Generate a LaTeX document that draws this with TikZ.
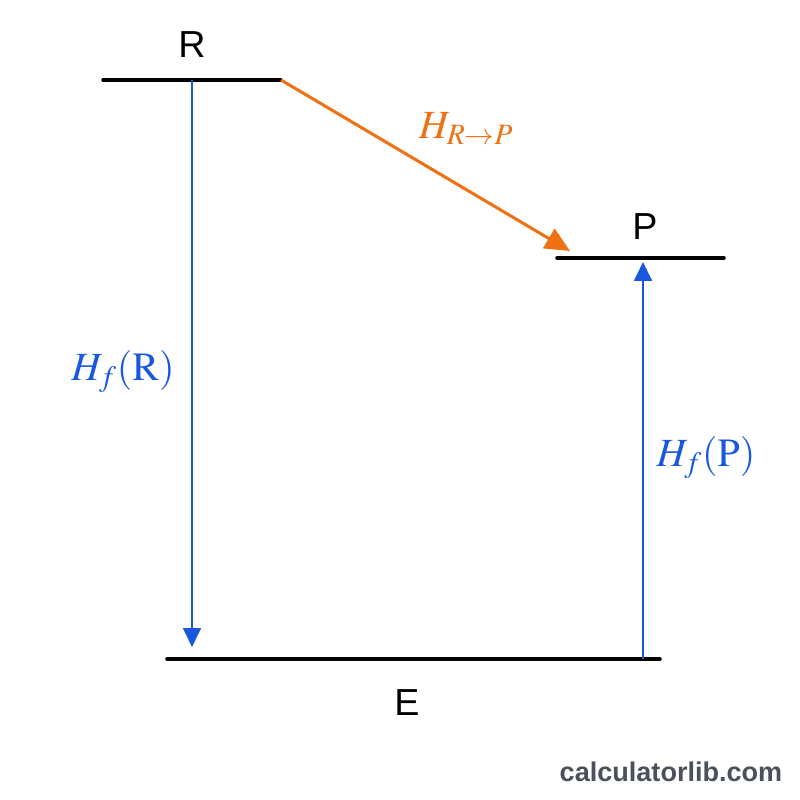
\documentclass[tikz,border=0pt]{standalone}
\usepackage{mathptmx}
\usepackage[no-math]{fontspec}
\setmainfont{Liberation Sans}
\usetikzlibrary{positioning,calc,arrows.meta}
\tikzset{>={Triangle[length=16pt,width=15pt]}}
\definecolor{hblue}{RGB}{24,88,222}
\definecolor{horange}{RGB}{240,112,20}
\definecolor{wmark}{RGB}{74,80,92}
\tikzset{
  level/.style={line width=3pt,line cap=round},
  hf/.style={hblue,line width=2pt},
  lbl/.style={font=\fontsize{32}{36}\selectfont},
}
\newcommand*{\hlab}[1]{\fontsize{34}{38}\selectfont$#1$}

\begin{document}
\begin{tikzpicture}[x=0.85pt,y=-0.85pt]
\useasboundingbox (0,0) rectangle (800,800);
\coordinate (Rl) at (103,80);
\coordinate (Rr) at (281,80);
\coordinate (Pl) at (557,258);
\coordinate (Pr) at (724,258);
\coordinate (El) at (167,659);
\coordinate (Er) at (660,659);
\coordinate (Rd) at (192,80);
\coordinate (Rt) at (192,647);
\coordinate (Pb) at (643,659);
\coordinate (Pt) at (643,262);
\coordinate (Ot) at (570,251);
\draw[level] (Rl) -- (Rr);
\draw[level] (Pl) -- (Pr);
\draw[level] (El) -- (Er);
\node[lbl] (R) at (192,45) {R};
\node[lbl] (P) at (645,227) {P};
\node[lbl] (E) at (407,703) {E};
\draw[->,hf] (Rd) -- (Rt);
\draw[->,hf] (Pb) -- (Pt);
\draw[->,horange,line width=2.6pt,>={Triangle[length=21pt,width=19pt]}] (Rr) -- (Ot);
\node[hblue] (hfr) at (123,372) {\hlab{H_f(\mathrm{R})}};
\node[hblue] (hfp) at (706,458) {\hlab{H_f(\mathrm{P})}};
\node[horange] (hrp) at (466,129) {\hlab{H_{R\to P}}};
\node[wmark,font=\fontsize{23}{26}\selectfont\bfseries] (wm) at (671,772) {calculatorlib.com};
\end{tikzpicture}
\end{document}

_INSTRUCTION_
Every line above should be returned exactly; the pictures stay out.

_EXERCISE ANSWER_
Generate a LaTeX document that draws this with TikZ.
\documentclass[tikz,border=0pt]{standalone}
\usepackage{mathptmx}
\usepackage[no-math]{fontspec}
\setmainfont{Liberation Sans}
\usetikzlibrary{positioning,calc,arrows.meta}
\tikzset{>={Triangle[length=16pt,width=15pt]}}
\definecolor{hblue}{RGB}{24,88,222}
\definecolor{horange}{RGB}{240,112,20}
\definecolor{wmark}{RGB}{74,80,92}
\tikzset{
  level/.style={line width=3pt,line cap=round},
  hf/.style={hblue,line width=2pt},
  lbl/.style={font=\fontsize{32}{36}\selectfont},
}
\newcommand*{\hlab}[1]{\fontsize{34}{38}\selectfont$#1$}

\begin{document}
\begin{tikzpicture}[x=0.85pt,y=-0.85pt]
\useasboundingbox (0,0) rectangle (800,800);
\coordinate (Rl) at (103,80);
\coordinate (Rr) at (281,80);
\coordinate (Pl) at (557,258);
\coordinate (Pr) at (724,258);
\coordinate (El) at (167,659);
\coordinate (Er) at (660,659);
\coordinate (Rd) at (192,80);
\coordinate (Rt) at (192,647);
\coordinate (Pb) at (643,659);
\coordinate (Pt) at (643,262);
\coordinate (Ot) at (570,251);
\draw[level] (Rl) -- (Rr);
\draw[level] (Pl) -- (Pr);
\draw[level] (El) -- (Er);
\node[lbl] (R) at (192,45) {R};
\node[lbl] (P) at (645,227) {P};
\node[lbl] (E) at (407,703) {E};
\draw[->,hf] (Rd) -- (Rt);
\draw[->,hf] (Pb) -- (Pt);
\draw[->,horange,line width=2.6pt,>={Triangle[length=21pt,width=19pt]}] (Rr) -- (Ot);
\node[hblue] (hfr) at (123,372) {\hlab{H_f(\mathrm{R})}};
\node[hblue] (hfp) at (706,458) {\hlab{H_f(\mathrm{P})}};
\node[horange] (hrp) at (466,129) {\hlab{H_{R\to P}}};
\node[wmark,font=\fontsize{23}{26}\selectfont\bfseries] (wm) at (671,772) {calculatorlib.com};
\end{tikzpicture}
\end{document}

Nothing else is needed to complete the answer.